En esta época de ignorancia y populismo -el populismo y la ignorancia se alimentan mutuamente- la palabra editor está adquiriendo un mal sonido. El populismo aprovecha la ignorancia para señalar como enemigos a personas o a grupos más o menos indefensos, lo cual tiene la ventaja de distraer a la gente sobre la identidad de los enemigos verdaderos. Editor suena a intermediario, a parásito, a especulador que interpone su codicia entre la “creación” y sus destinatarios. Parte del malentendido viene de que en español una única palabra designa dos oficios que no son idénticos: llamamos editor a lo que en inglés se llama publisher, el responsable empresarial, y también al editor, el que cuida un texto desde que sale de las manos del autor hasta que llega al público. Un buen editor es el primer lector de un manuscrito: un lector cualificado y muy atento que revisa el texto con la ayuda tan valiosa de los correctores y se da cuenta de muchas cosas que el autor no ha visto, o no ha sabido ver. Nunca olvidaré la primera lectura experta que Pere Gimferrer y Mario Lacruz hicieron de mi primera novela. Gimferrer me dijo que quedaría mucho mejor si le quitaba unas cuarenta páginas. No me dijo cuáles, pero yo supe encontrarlas. Las listas de sugerencias que envía Gimferrer, que tiene un oido absoluto para la escritura, son legendarias entre los autores que hemos publicado con él.

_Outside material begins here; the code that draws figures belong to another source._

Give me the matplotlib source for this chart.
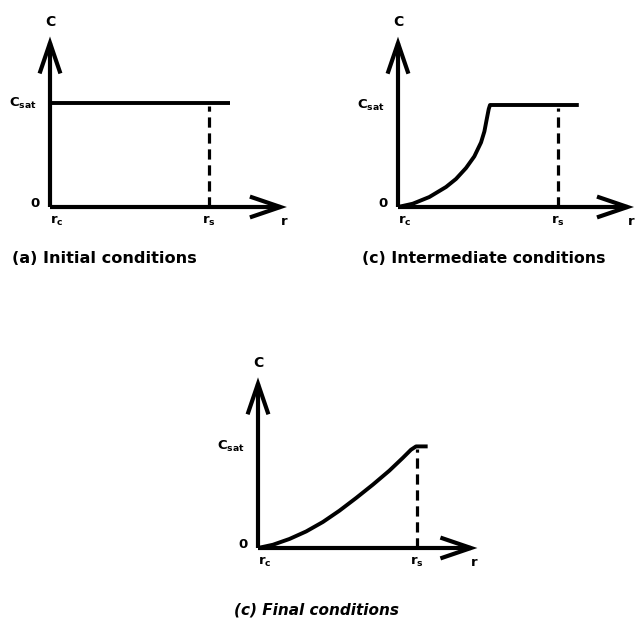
import matplotlib

matplotlib.use("Agg")
import matplotlib.pyplot as plt

plt.rcParams["font.family"] = ["DejaVu Sans"]
plt.rcParams["font.weight"] = "bold"
plt.rcParams["mathtext.fontset"] = "custom"
plt.rcParams["mathtext.rm"] = "DejaVu Sans:bold"
plt.rcParams["mathtext.bf"] = "DejaVu Sans:bold"
plt.rcParams["mathtext.it"] = "DejaVu Sans:bold"

W, H = 641, 621

# concentration profiles, r normalised so r_c = 0 and r_s = 1, C normalised by C_sat
R_S = 1.0
C_SAT = 1.0

initial_r = [0.0, 1.13]
initial_c = [1.0, 1.0]

intermediate_r = [0.0, 0.092, 0.196, 0.30, 0.3625, 0.425, 0.477, 0.519, 0.54, 0.554,
                  0.567, 0.575, 1.13]
intermediate_c = [0.0, 0.032, 0.098, 0.196, 0.275, 0.382, 0.496, 0.633, 0.741, 0.856,
                  0.96, 1.0, 1.0]

final_r = [0.0, 0.094, 0.198, 0.303, 0.408, 0.512, 0.617, 0.722, 0.826, 0.91, 0.962, 0.994, 1.067]
final_c = [0.0, 0.032, 0.089, 0.163, 0.256, 0.367, 0.492, 0.623, 0.761, 0.886, 0.967, 1.0, 1.0]

captions = ["(a) Initial conditions", "(c) Intermediate conditions", "(c) Final conditions"]

LW_AXIS = 3.0
LW_CURVE = 2.8


def add_panel(fig, origin, scale, r_tip, c_tip, rs, cs):
    ox, oy = origin
    sx, sy = scale
    xmin, xmax, ymin, ymax = -0.35, 1.6, -0.35, 1.95
    ax = fig.add_axes([
        (ox + xmin * sx) / W,
        (H - oy + ymin * sy) / H,
        (xmax - xmin) * sx / W,
        (ymax - ymin) * sy / H,
    ])
    ax.set_xlim(xmin, xmax)
    ax.set_ylim(ymin, ymax)
    ax.axis("off")

    head = dict(arrowstyle="->, head_length=2.2, head_width=0.75", lw=LW_AXIS, color="black",
                shrinkA=0, shrinkB=0, mutation_scale=10, joinstyle="miter", capstyle="butt")
    ax.annotate("", xy=(0, c_tip), xytext=(0, 0), arrowprops=head)
    ax.annotate("", xy=(r_tip, 0), xytext=(0, 0), arrowprops=head)

    ax.plot(rs, cs, color="black", lw=LW_CURVE, solid_capstyle="butt", solid_joinstyle="round")
    ax.plot([R_S, R_S], [0, C_SAT * 0.97], color="black", lw=2.3, dashes=(3.2, 1.8))

    ax.text(0.0, c_tip + 0.14, "C", ha="center", va="center", fontsize=10)
    ax.text(-0.08, C_SAT, r"C$_{\mathrm{sat}}$", ha="right", va="center", fontsize=9.5)
    ax.text(-0.095, 0.03, "0", ha="center", va="center", fontsize=9.5)
    ax.text(0.0, -0.07, r"r$_{\mathrm{c}}$", ha="left", va="top", fontsize=9.5)
    ax.text(R_S, -0.07, r"r$_{\mathrm{s}}$", ha="center", va="top", fontsize=9.5)
    ax.text(r_tip - 0.02, -0.14, "r", ha="center", va="center", fontsize=9.5)
    return ax


fig = plt.figure(figsize=(W / 100, H / 100), dpi=100)

add_panel(fig, (50, 207), (159, 104), 1.49, 1.64, initial_r, initial_c)
add_panel(fig, (398, 207), (160, 102), 1.475, 1.67, intermediate_r, intermediate_c)
add_panel(fig, (258, 548), (159, 101.6), 1.38, 1.68, final_r, final_c)

fig.text(12 / W, 1 - 258 / H, captions[0], ha="left", va="center", fontsize=11.6)
fig.text(484 / W, 1 - 258 / H, captions[1], ha="center", va="center", fontsize=11.3)
fig.text(317 / W, 1 - 610 / H, captions[2], ha="center", va="center", fontsize=11, style="italic")

fig.savefig("out.png", dpi=100)
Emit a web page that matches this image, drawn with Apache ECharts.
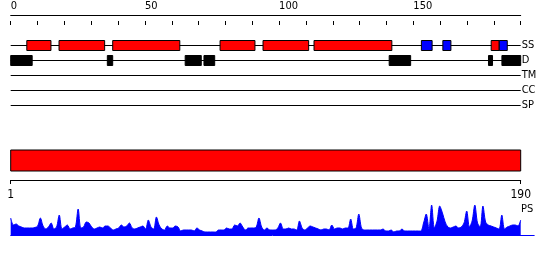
<!DOCTYPE html>
<html><head><meta charset="utf-8">
<script src="https://cdn.jsdelivr.net/npm/echarts@6/dist/echarts.min.js"></script>
<style>html,body{margin:0;padding:0;background:#fff}#c{width:550px;height:260px}</style>
</head><body><div id="c"></div>
<script>
const seqLength = 190;
const trackNames = ['SS', 'D', 'TM', 'CC', 'SP'];
const topTickLabels = [0, 50, 100, 150];
const bottomTickLabels = [1, 190];
const helixSegments = [[6, 15], [18, 35], [38, 63], [78, 91], [94, 111], [113, 142], [179, 182]];
const strandSegments = [[153, 157], [161, 164], [182, 185]];
const disorderSegments = [[0, 8], [36, 38], [65, 71], [72, 76], [141, 149], [178, 179.5], [183, 190]];
const domainRange = [1, 190];
const psValues = [
  17, 10, 11, 9, 8, 7, 7, 7, 7, 7.5,
  9, 17, 9, 6, 8, 12, 6, 8, 20, 6,
  8, 10, 6, 7, 8, 26, 7, 8, 13, 12,
  8, 6, 7, 8, 7, 9, 9, 7, 5, 6,
  7, 10, 8, 9, 12, 7, 6, 7, 8, 9,
  6, 15, 8, 6, 18, 10, 6, 5, 9, 7,
  7, 9, 8, 4, 5, 5, 5, 5, 4, 7,
  5, 4, 3, 3, 3, 3, 3, 5, 5, 5,
  7, 6, 6, 10, 9, 12, 8, 5, 7, 7,
  7, 8, 17, 8, 5, 7, 5, 5, 5, 7,
  12, 6, 6, 7, 6, 6, 5, 14, 7, 5,
  7, 9, 8, 7, 6, 5, 6, 6, 5, 10,
  6, 7, 7, 6, 7, 7, 16, 6, 7, 21,
  7, 5, 5, 5, 5, 5, 5, 5, 6, 4,
  4, 5, 3, 4, 4, 6, 4, 4, 4, 4,
  4, 4, 4, 12, 21, 6, 30, 7, 14, 29,
  22, 13, 8, 7, 8, 9, 7, 8, 12, 24,
  8, 14, 30, 12, 8, 29, 13, 10, 9, 8,
  7, 6, 20, 6, 8, 9, 10, 10, 9, 15
];

const FONT = "'Liberation Sans Narrow', 'DejaVu Sans Condensed', 'DejaVu Sans', sans-serif";
const chart = echarts.init(document.getElementById('c'), null, { renderer: 'canvas' });

function boxRender(h) {
  return function (params, api) {
    const s = api.coord([api.value(0), api.value(2)]);
    const e = api.coord([api.value(1), api.value(2)]);
    return {
      type: 'rect',
      shape: { x: s[0], y: s[1] - h / 2, width: e[0] - s[0], height: h },
      style: api.style({ stroke: '#000', lineWidth: 1 })
    };
  };
}

function lineOnlyAxis(gridIndex, min, max, position, color) {
  return {
    gridIndex: gridIndex, type: 'value', min: min, max: max, position: position,
    axisLine: { show: true, onZero: false, lineStyle: { color: color, width: 1 } },
    axisTick: { show: false }, axisLabel: { show: false }, splitLine: { show: false }
  };
}

chart.setOption({
  animation: false,
  textStyle: { fontFamily: FONT },
  title: {
    text: 'PS', left: 516, top: 199,
    textStyle: { fontSize: 11, fontWeight: 'normal', color: '#000', fontFamily: FONT }
  },
  grid: [
    { left: 10.7, top: 38, width: 510, height: 75 },
    { left: 10.7, top: 150, width: 510, height: 21 },
    { left: 10.7, top: 205, width: 510 * 194 / 189, height: 30 },
    { left: 10.7, top: 15, width: 510, height: 10 },
    { left: 10.7, top: 170, width: 510, height: 10 }
  ],
  xAxis: [
    { gridIndex: 0, type: 'value', min: 0, max: seqLength, show: false },
    { gridIndex: 1, type: 'value', min: domainRange[0], max: domainRange[1], show: false },
    lineOnlyAxis(2, 1, 195, 'bottom', '#0000ff'),
    {
      gridIndex: 3, type: 'value', min: 0, max: seqLength, interval: 10, position: 'top',
      axisLine: { show: false },
      axisTick: { show: true, length: 4, lineStyle: { color: '#000', width: 1 } },
      axisLabel: {
        color: '#000', fontSize: 11, margin: 3, align: 'left',
        formatter: v => topTickLabels.includes(v) ? String(v) : ''
      },
      splitLine: { show: false }
    },
    {
      gridIndex: 4, type: 'value', min: domainRange[0], max: domainRange[1], position: 'bottom',
      axisLine: { show: false },
      axisTick: { show: true, length: 4, customValues: bottomTickLabels, lineStyle: { color: '#000', width: 1 } },
      axisLabel: { color: '#000', fontSize: 12, margin: 9, customValues: bottomTickLabels },
      splitLine: { show: false }
    },
    lineOnlyAxis(3, 0, seqLength, 'top', '#000'),
    lineOnlyAxis(4, domainRange[0], domainRange[1], 'bottom', '#000')
  ],
  yAxis: [
    {
      gridIndex: 0, type: 'category', data: trackNames, inverse: true, position: 'right',
      axisLine: { show: false }, axisTick: { show: false },
      axisLabel: { color: '#000', fontSize: 11, margin: 1 }
    },
    { gridIndex: 1, type: 'value', min: 0, max: 1, show: false },
    { gridIndex: 2, type: 'value', min: 0, max: 30, show: false },
    { gridIndex: 3, type: 'value', min: 0, max: 1, show: false },
    { gridIndex: 4, type: 'value', min: 0, max: 1, show: false }
  ],
  series: [
    {
      type: 'custom', xAxisIndex: 0, yAxisIndex: 0, z: 1,
      encode: { x: [0, 1], y: 2 },
      data: trackNames.map((n, i) => [0, seqLength, i]),
      renderItem: function (params, api) {
        const s = api.coord([api.value(0), api.value(2)]);
        const e = api.coord([api.value(1), api.value(2)]);
        return { type: 'line', shape: { x1: s[0], y1: s[1], x2: e[0], y2: e[1] }, style: { stroke: '#000', lineWidth: 1 } };
      }
    },
    {
      type: 'custom', xAxisIndex: 0, yAxisIndex: 0, z: 2,
      encode: { x: [0, 1], y: 2 }, itemStyle: { color: '#ff0000' },
      data: helixSegments.map(s => [s[0], s[1], 0]), renderItem: boxRender(10)
    },
    {
      type: 'custom', xAxisIndex: 0, yAxisIndex: 0, z: 2,
      encode: { x: [0, 1], y: 2 }, itemStyle: { color: '#0000ff' },
      data: strandSegments.map(s => [s[0], s[1], 0]), renderItem: boxRender(10)
    },
    {
      type: 'custom', xAxisIndex: 0, yAxisIndex: 0, z: 2,
      encode: { x: [0, 1], y: 2 }, itemStyle: { color: '#000' },
      data: disorderSegments.map(s => [s[0], s[1], 1]), renderItem: boxRender(10)
    },
    {
      type: 'custom', xAxisIndex: 1, yAxisIndex: 1,
      encode: { x: [0, 1] }, itemStyle: { color: '#ff0000' },
      data: [[domainRange[0], domainRange[1]]],
      renderItem: function (params, api) {
        const s = api.coord([api.value(0), 1]);
        const e = api.coord([api.value(1), 0]);
        return { type: 'rect', shape: { x: s[0], y: s[1], width: e[0] - s[0], height: e[1] - s[1] }, style: api.style({ stroke: '#000', lineWidth: 1 }) };
      }
    },
    {
      type: 'line', xAxisIndex: 2, yAxisIndex: 2,
      data: psValues.map((v, i) => [i + 1, v]),
      showSymbol: false, smooth: 0.3,
      lineStyle: { color: '#0000ff', width: 1 },
      areaStyle: { color: '#0000ff', opacity: 1 }
    }
  ]
});
</script></body></html>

Pensamos en la literatura como una sucesión de escritores, pero si la historia se contara entera, o si alguien se parara a reflexionar, habría que incluir con igual derecho los nombres de los grandes editores. Un editor no sólo ayuda a corregir un libro: también, muchas veces, a que llegue a existir. Sin mis primeros editores en Granada, los poetas José Gutiérrez y Rafael Juárez, yo nunca me habría animado a rebuscar en mis carpetas los artículos que se convirtieron en El Robinson Urbano. Mario Lacruz, que también era un novelista extraordinario y casi secreto, me dijo una vez en Barcelona, cuando no había publicado más que aquella primera novela con el título en latín que en los primeros tiempos leyó tan poca gente: “Tú eres un escritor”. Y cuando me lo dijo la emoción me encogió el estómago. A otro gran editor, Rafael Borrás, le debo el aliento para empeñarme en El jinete polaco y la idea misma de escribir Córdoba de los omeyas. Sin Julio Ollero no habría escrito El dueño del secreto y no habría existido La huerta del Edén. Manuel Rodríguez Rivero, en Espasa, me propuso la idea de reunir mis cuentos en Nada del otro mundo. Y qué distinta habría sido la carrera de Mario Vargas Llosa sin Mario Lacruz y luego sin Juan Cruz, que fue a verlo a París cuando lo vencía el abatimiento después del fracaso de su candidatura a la presidencia del Perú, cuando parecía que su carrera de escritor estaba malograda, o dañada sin reparo. Ventanas de Manhattan existe porque Luis Suñén me pidió que revisara mis cuadernos de apuntes sobre Nueva York, y porque Adolfo García Ortega y Elena Ramírez acogieron después el libro en Seix Barral. Gracias a la insistencia de Elena Ramírez existe un libro tan menor, pero para mí tan querido, como Días de Diario. Entre Plenilunio y La vida por delante mi editora fue Amaya Elezcano, lectora asidua también, alentadora en momentos difíciles, generosa en la celebración de lo que le gustaba y lo que defendía.
Hablo de mis gratitudes como escritor: pero no son menores las que siento como lector hacia Jorge Herralde, o Jaume Vallcorva, de Acantilado, o Joan Tarrida, de Galaxia Gutenberg, o Martí Domínguez, de Laetoli, o Manuel Borrás y Manuel Ramírez, de Pre-Textos, por citar unos cuantos ejemplos. O hacia los editores de obras clásicas que se ocupan de fijar los textos y anotarlos, aunque ahora parezca que, como sus autores están muertos, pueden obtenerse de saldo. Impreso en papel o visible en una pantalla, un texto literario, o una obra de historia o de divulgación científica o de lo que sea, es el resultado de la colaboración experta, sofisticada y entusiasta de muchas personas, de innumerables horas de trabajo especializado. La obra en estado puro que se transmite casi por telepatía del autor al lector no existe. Debería ser una obviedad, pero, como le gustaba repetir a Manuel Vázquez Montalbán, citando creo que a Brecht, “qué tiempos estos en los que tenemos que luchar por lo que es evidente”.